Jul 18, 2010 13:26
The Stepford Wives by Ira Levin, 1972, 208 pages.
I've heard the expression "a stepford wife" for years without knowing what it means, so I was pleased to take the opportunity to read the book and find out for myself. It was a quick read: a book I could pick up and put down again in a couple of hours yesterday afternoon before the power blackout that lasted for 12 hours.
The story is of Joanna and Walter and their two children, who move to a pretty town named Stepford, where almost all of the women are passionately attached to housework. They cannot be moved aside from their constant need to be waxing floors, organizing closets, and dusting blinds, and newcomer Joanna and one of the other non-obsessed women in town decide to find out what is behind this strange behaviour. A semi-professional photographer and an ardent feminist, and therefore completely out of step with the passionate domesticity of the townswomen, Joanna really begins to panic when her friend becomes one of the all-clean and no-coffee crowd, and begins to worry about her own fate....

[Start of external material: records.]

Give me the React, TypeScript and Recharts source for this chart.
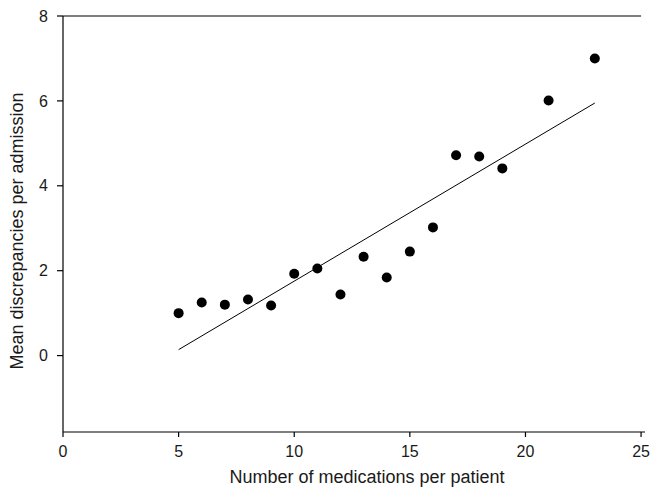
import React from "react";
import {
  ScatterChart,
  Scatter,
  XAxis,
  YAxis,
  ReferenceLine,
} from "recharts";

const medications = [5, 6, 7, 8, 9, 10, 11, 12, 13, 14, 15, 16, 17, 18, 19, 21, 23];
const discrepancies = [1.0, 1.25, 1.2, 1.32, 1.18, 1.93, 2.05, 1.44, 2.33, 1.84, 2.45, 3.02, 4.72, 4.69, 4.41, 6.01, 7.0];
const fitX = [5, 23];
const fitY = [0.14, 5.95];
const xTicks = [0, 5, 10, 15, 20, 25];
const yTicks = [0, 2, 4, 6, 8];
const xTitle = "Number of medications per patient";
const yTitle = "Mean discrepancies per admission";

const points = medications.map((x, i) => ({ x, y: discrepancies[i] }));
const fit = fitX.map((x, i) => ({ x, y: fitY[i] }));

const FONT = "'Liberation Sans', Arial, sans-serif";
const TEXT = "#1a1a1a";

const tickStyle = { fontFamily: FONT, fontSize: 16, fill: TEXT };

export default function App() {
  return (
    <div style={{ position: "absolute", left: 0, top: 0, background: "#fff" }}>
      <ScatterChart
        width={650}
        height={493}
        margin={{ top: 16, right: 5, bottom: 0, left: 0 }}
      >
        <XAxis
          type="number"
          dataKey="x"
          domain={[0, 25.17]}
          ticks={xTicks}
          allowDataOverflow
          height={61}
          tickSize={5}
          tickMargin={9}
          tick={tickStyle}
          axisLine={{ stroke: "#000", strokeWidth: 1.2 }}
          tickLine={{ stroke: "#000", strokeWidth: 1.2 }}
          label={{
            content: (props: any) => {
              const vb = props.viewBox;
              const cx = vb.x + vb.width / 2 + 13;
              return (
                <text
                  x={cx}
                  y={483}
                  textAnchor="middle"
                  fontFamily={FONT}
                  fontSize={18}
                  fill={TEXT}
                >
                  {xTitle}
                </text>
              );
            },
          }}
        />
        <YAxis
          type="number"
          dataKey="y"
          domain={[-1.8, 8]}
          ticks={yTicks}
          allowDataOverflow
          width={63}
          tickSize={6}
          tickMargin={9}
          tick={tickStyle}
          axisLine={{ stroke: "#000", strokeWidth: 1.2 }}
          tickLine={{ stroke: "#000", strokeWidth: 1.2 }}
          label={{
            content: (props: any) => {
              const vb = props.viewBox;
              const cy = vb.y + vb.height / 2 + 7;
              const cx = 17;
              return (
                <text
                  x={cx}
                  y={cy}
                  transform={`rotate(-90 ${cx} ${cy})`}
                  textAnchor="middle"
                  dominantBaseline="central"
                  fontFamily={FONT}
                  fontSize={18}
                  fill={TEXT}
                >
                  {yTitle}
                </text>
              );
            },
          }}
        />
        <YAxis
          yAxisId="right"
          orientation="right"
          type="number"
          domain={[-1.8, 8]}
          width={0}
          tick={false}
          tickLine={false}
          axisLine={{ stroke: "#000", strokeWidth: 1.2 }}
        />
        <ReferenceLine
          segment={[
            { x: 0, y: 8 },
            { x: 25, y: 8 },
          ]}
          stroke="#000"
          strokeWidth={1.2}
          ifOverflow="visible"
        />
        <Scatter
          data={fit}
          line={{ stroke: "#000", strokeWidth: 1 }}
          shape={() => <g />}
          isAnimationActive={false}
        />
        <Scatter
          data={points}
          fill="#000"
          shape={(p: any) => <circle cx={p.cx} cy={p.cy} r={5} fill="#000" />}
          isAnimationActive={false}
        />
      </ScatterChart>
    </div>
  );
}
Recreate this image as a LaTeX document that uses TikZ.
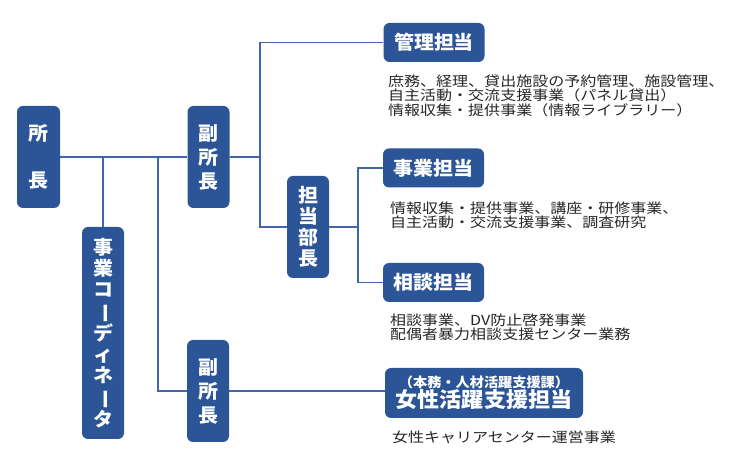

I enjoyed the book. It was light reading, but there was an overall creepiness to it that had a professional polish, and an ending that was really unexpected. I've downloaded another of his books, Rosemary's Baby, to my e-reader [I haven't seen the film of this one either], and as I'm not progressing through Dostoevsky's The Idiot with any interest, may turn to Ira Levin again very soon for some more easy reading in between chapters of Russian lit.